Quand la musique (arabe) adoucit les peuples

Tout commence par un « P » – une consonne imprononçable en arabe. Suite à un malentendu, la Fanfare de la police d’Alexandrie erre en Israël. Invités à l’inauguration du centre culturel arabe de Petah Tikvah (premier foyer de peuplement juif fondé par des proto-sionistes en 1878), les huit musiciens, aisément repérables à leur uniforme bleu éclatant, se retrouvent à Beth Hatikvah, l’un de ces trous perdus que le jargon administratif israélien qualifie de « villes de développement ». En voyage pour le cœur de l’israélité, ils vont découvrir ses bas-fonds. Et cette errance géographique, qui est aussi un voyage métaphorique dans l’histoire du sionisme, va permettre une inversion subtile des stéréotypes, engendrer un monde à l’envers, bouleverser les conventions culturelles de la société israélienne. Pendant 24 heures, c’est l’Arabe qui, avec sa culture et son humanité, offre au Juif un moment de grâce.

Le malentendu de départ n’est pas anodin. L’incapacité des Arabophones à prononcer la lettre « p » qu’ils transforment généralement en « b » a souvent été exploitée dans le folklore israélien pour ridiculiser les Arabes. Un grand comique des années 1960-1970 faisait un tabac avec un sketch dans lequel il interprétait un professeur d’anglais palestinien en train d’enseigner Hamlet. Enfant, je riais à tomber par terre chaque fois que j’entendais le passage où le professeur explique la prononciation du mot « prince » : « B, r, i,… mais non, mais non mes enfants, ‘b’ comme bobeye et non pas ‘b’ comme baba… »

Dans La Visite de la Fanfare, cette « inaptitude typiquement arabe » ouvre des perspectives toujours comiques mais radicalement différentes.

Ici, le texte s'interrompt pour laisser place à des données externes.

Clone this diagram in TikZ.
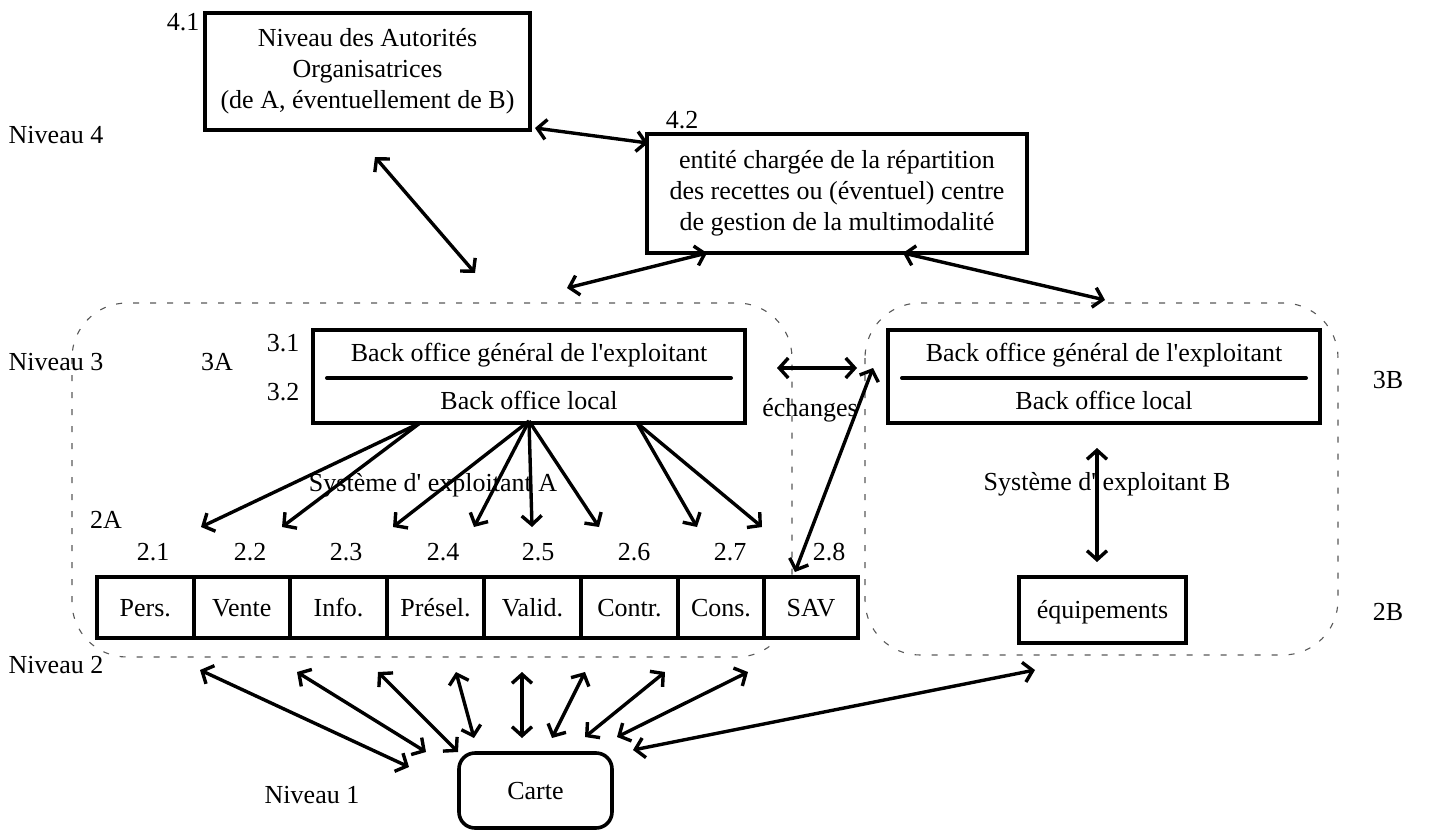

L’irruption de cet étranger, si proche et si lointain, entraîne, comme au Carnaval, un chassé-croisé des rôles entre Israéliens et Arabes, et plus encore entre « israélitude » et « arabitude ».

L’Israël dans lequel atterrissent les huit Egyptiens n’a pas grand-chose à voir avec celui des mythes. Créées dans l’urgence durant les années 1950 et 1960, à la fois pour accueillir les centaines de milliers d’immigrés juifs venus des pays arabes, notamment d’Afrique du nord, et pour façonner la démographie du pays, avec leurs cités HLM plantées au milieu du désert, les « villes de développement » s’apparentent à des zones de sous-développement. De même, dans le film, « Beth Hatikvah » (la maison de l’espoir, en hébreu) a tout d’un centre de désespoir. « Ici, il n’y a pas de culture, ni arabe, ni israélienne, rien du tout », s’entendent répondre les musiciens égarés à la recherche du centre culturel arabe. Arabes par la langue, la musique, la cuisine, le mode vestimentaire, les habitants juifs de ces non-lieux se sont ainsi trouvés deux fois marginalisés : éloignés du centre économique et culturel du pays, ils ont de surcroît été priés de cacher, voire de nier, leur « arabitude ». A l’exception des films égyptiens qui réalisaient une audience considérable le vendredi après-midi à l’époque de la chaîne unique, toute expression de la culture arabe a pratiquement été bannie, à commencer par la musique classique arabe – la spécialité de la Fanfare d’Alexandrie. Lorsque j’étais enfant, mes camarades d’origine irakienne, magrébine et yéménite avaient honte de cette musique que leurs parents ou grands-parents écoutaient en voiture ou à la maison, encore plus que moi-même de l’air un peu trop ashkénaze et de l’accent hongrois de mes grands-parents.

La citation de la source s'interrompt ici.